In the event Richardson at least made it to the start line. Shericka Jackson had already pulled out of the 100m with an injury. There was further deflation at the sight of Fraser-Pryce wandering away from the warm-ups earlier in the day. Perhaps Richardson’s failure to take gold in their absence will even be portrayed by some as failure. But elite sport doesn’t work like that.

Richardson had come here not just as the fastest woman this year and world champion, but with the sense of talent waiting to detonate, a kind of destiny in play. Olympic sport, American sport has an insatiable hunger for stars, one that the Games have always fed. But even in the heats she looked tight, nervous and a little constrained, oddly for such a wonderfully expansive competitor.

The world No 1 had a terrible start in the final, had to settle and force herself to relax and find that familiar surge. It was messy and wet, an awkward race. But she dug out that silver ahead of her fellow American Melissa Jefferson.

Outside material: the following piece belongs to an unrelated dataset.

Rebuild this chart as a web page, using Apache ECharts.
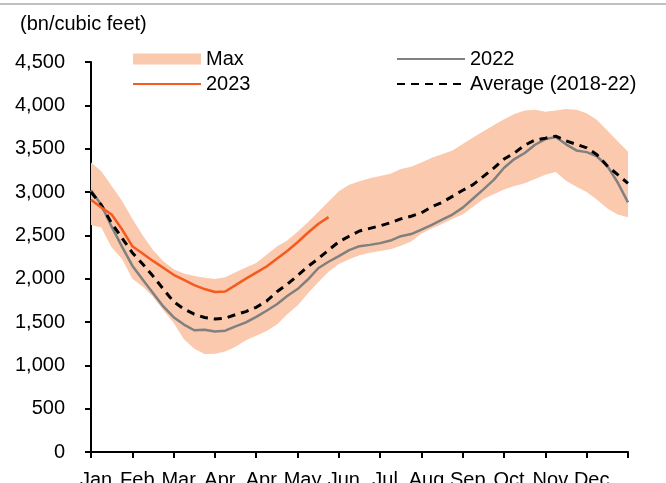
<!DOCTYPE html>
<html>
<head>
<meta charset="utf-8">
<script src="https://cdn.jsdelivr.net/npm/echarts@6/dist/echarts.min.js"></script>
<style>
html,body{margin:0;padding:0;background:#fff;}
#chart{width:666px;height:483px;}
</style>
</head>
<body>
<div id="chart"></div>
<script>
// weekly index (0..52), ticks every 4 weeks
const weeks = ['0','1','2','3','4','5','6','7','8','9','10','11','12','13','14','15','16','17','18','19','20','21','22','23','24','25','26','27','28','29','30','31','32','33','34','35','36','37','38','39','40','41','42','43','44','45','46','47','48','49','50','51','52'];
const monthLabels = ['Jan','Feb','Mar','Apr','Apr','May','Jun','Jul','Aug','Sep','Oct','Nov','Dec',''];
const yTickLabels = ['0','500','1,000','1,500','2,000','2,500','3,000','3,500','4,000','4,500'];

const maxVals = [3340,3240,3070,2900,2690,2500,2330,2200,2110,2060,2030,2010,1995,2015,2075,2130,2180,2275,2370,2440,2540,2650,2770,2890,3010,3085,3125,3160,3185,3210,3265,3290,3340,3395,3435,3480,3555,3630,3700,3770,3840,3900,3940,3950,3925,3940,3958,3950,3910,3830,3710,3585,3465];
const minVals = [2620,2590,2360,2230,2000,1910,1790,1635,1490,1300,1190,1130,1135,1160,1215,1290,1340,1395,1470,1590,1690,1830,1960,2080,2170,2225,2270,2300,2320,2340,2380,2430,2520,2580,2630,2690,2740,2830,2920,2975,3030,3070,3100,3150,3200,3230,3130,3060,3000,2910,2810,2740,2710];
const vals2022 = [3020,2850,2600,2370,2150,1990,1835,1680,1555,1470,1405,1410,1390,1400,1450,1495,1560,1630,1705,1800,1880,1990,2120,2195,2260,2330,2375,2390,2410,2440,2490,2515,2565,2620,2680,2740,2820,2925,3030,3140,3280,3380,3450,3545,3610,3635,3550,3480,3460,3410,3300,3110,2880];
const valsAvg = [3000,2850,2640,2470,2300,2170,2030,1880,1735,1650,1590,1552,1535,1545,1585,1620,1670,1740,1850,1935,2035,2140,2230,2330,2425,2490,2550,2580,2610,2645,2690,2720,2760,2830,2880,2950,3020,3085,3180,3275,3380,3450,3540,3600,3620,3645,3590,3550,3510,3430,3300,3200,3100];
const vals2023 = [2910,2820,2740,2570,2375,2290,2205,2125,2045,1985,1925,1880,1847,1852,1925,2000,2070,2140,2230,2320,2420,2530,2630,2710];

const FONT = '"Liberation Sans", Arial, sans-serif';
const BAND = '#FBC9AE';

const chart = echarts.init(document.getElementById('chart'), null, {renderer: 'canvas'});
chart.setOption({
  animation: false,
  backgroundColor: '#ffffff',
  textStyle: {fontFamily: FONT},
  grid: {left: 91, right: 38, top: 62, bottom: 31, containLabel: false, outerBoundsMode: 'none'},
  graphic: [
    {type: 'rect', left: 0, top: 3, shape: {width: 666, height: 2}, style: {fill: '#c0c0c0'}, silent: true},
    {type: 'text', left: 20, top: 14, style: {text: '(bn/cubic feet)', fontSize: 20, fontFamily: FONT, fill: '#000'}}
  ],
  legend: [
    {
      data: [{name: 'Max', icon: 'rect'}, {name: '2023', itemStyle: {opacity: 0}}],
      orient: 'vertical', left: 127, top: 44, itemWidth: 68, itemHeight: 11, itemGap: 5,
      textStyle: {fontSize: 20, color: '#000', fontFamily: FONT}
    },
    {
      data: [{name: '2022', itemStyle: {opacity: 0}}, {name: 'Average (2018-22)', itemStyle: {opacity: 0}}],
      orient: 'vertical', left: 391, top: 44, itemWidth: 68, itemHeight: 11, itemGap: 5,
      textStyle: {fontSize: 20, color: '#000', fontFamily: FONT}
    }
  ],
  xAxis: {
    type: 'category', data: weeks, boundaryGap: false,
    axisLine: {show: true, onZero: false, lineStyle: {color: '#000', width: 2}},
    axisTick: {show: true, interval: 3, length: 6, lineStyle: {color: '#000', width: 2}},
    splitLine: {show: false},
    axisLabel: {
      interval: 3, margin: 18, fontSize: 20, color: '#000', fontFamily: FONT,
      padding: [0, 0, 0, 10],
      formatter: (v, idx) => monthLabels[Math.round(idx / 4)] || ''
    }
  },
  yAxis: {
    type: 'value', min: 0, max: 4500, interval: 500,
    axisLine: {show: true, lineStyle: {color: '#000', width: 2}},
    axisTick: {show: true, length: 6, lineStyle: {color: '#000', width: 2}},
    splitLine: {show: false},
    axisLabel: {
      margin: 26, fontSize: 20, color: '#000', fontFamily: FONT,
      formatter: (v) => yTickLabels[Math.round(v / 500)]
    }
  },
  series: [
    {
      name: 'Min', type: 'line', stack: 'band', data: minVals,
      symbol: 'none', lineStyle: {width: 0, opacity: 0}, areaStyle: {opacity: 0}, silent: true
    },
    {
      name: 'Max', type: 'line', stack: 'band', data: maxVals.map((v, i) => v - minVals[i]),
      symbol: 'none', color: BAND, itemStyle: {color: BAND},
      lineStyle: {width: 0, opacity: 0}, areaStyle: {color: BAND, opacity: 1}
    },
    {
      name: '2022', type: 'line', data: vals2022, symbol: 'none',
      color: '#808080', lineStyle: {color: '#808080', width: 2.5}
    },
    {
      name: 'Average (2018-22)', type: 'line', data: valsAvg, symbol: 'none',
      color: '#000', lineStyle: {color: '#000', width: 3, type: [8, 6]}
    },
    {
      name: '2023', type: 'line', data: vals2023, symbol: 'none',
      color: '#F55A1E', lineStyle: {color: '#F55A1E', width: 2.5}
    }
  ]
});
</script>
</body>
</html>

And Richardson will be hugely proud of the moment. She is a far more nuanced character than some would have you believe. Her story is all about graft and talent, a Texas native from really tough beginnings, who has already had to process missing one Olympics after being banned for consuming cannabis shortly after the death of her estranged birth mother (cannabis as a performance aid is certainly an interesting idea, one that might make for an excellent comedy TV documentary in its own right).

Alfred and Richardson have something in common in one respect. Both are outsiders in their own way. Both will carry the sport forward from here. This was a moment for St Lucia, for a breakthrough gold at the end of a wonderful, exhilarating run. And after the deathliness of Tokyo the Games got to have one of its vivid big-ticket snapshots in time, on a night for winners present and future.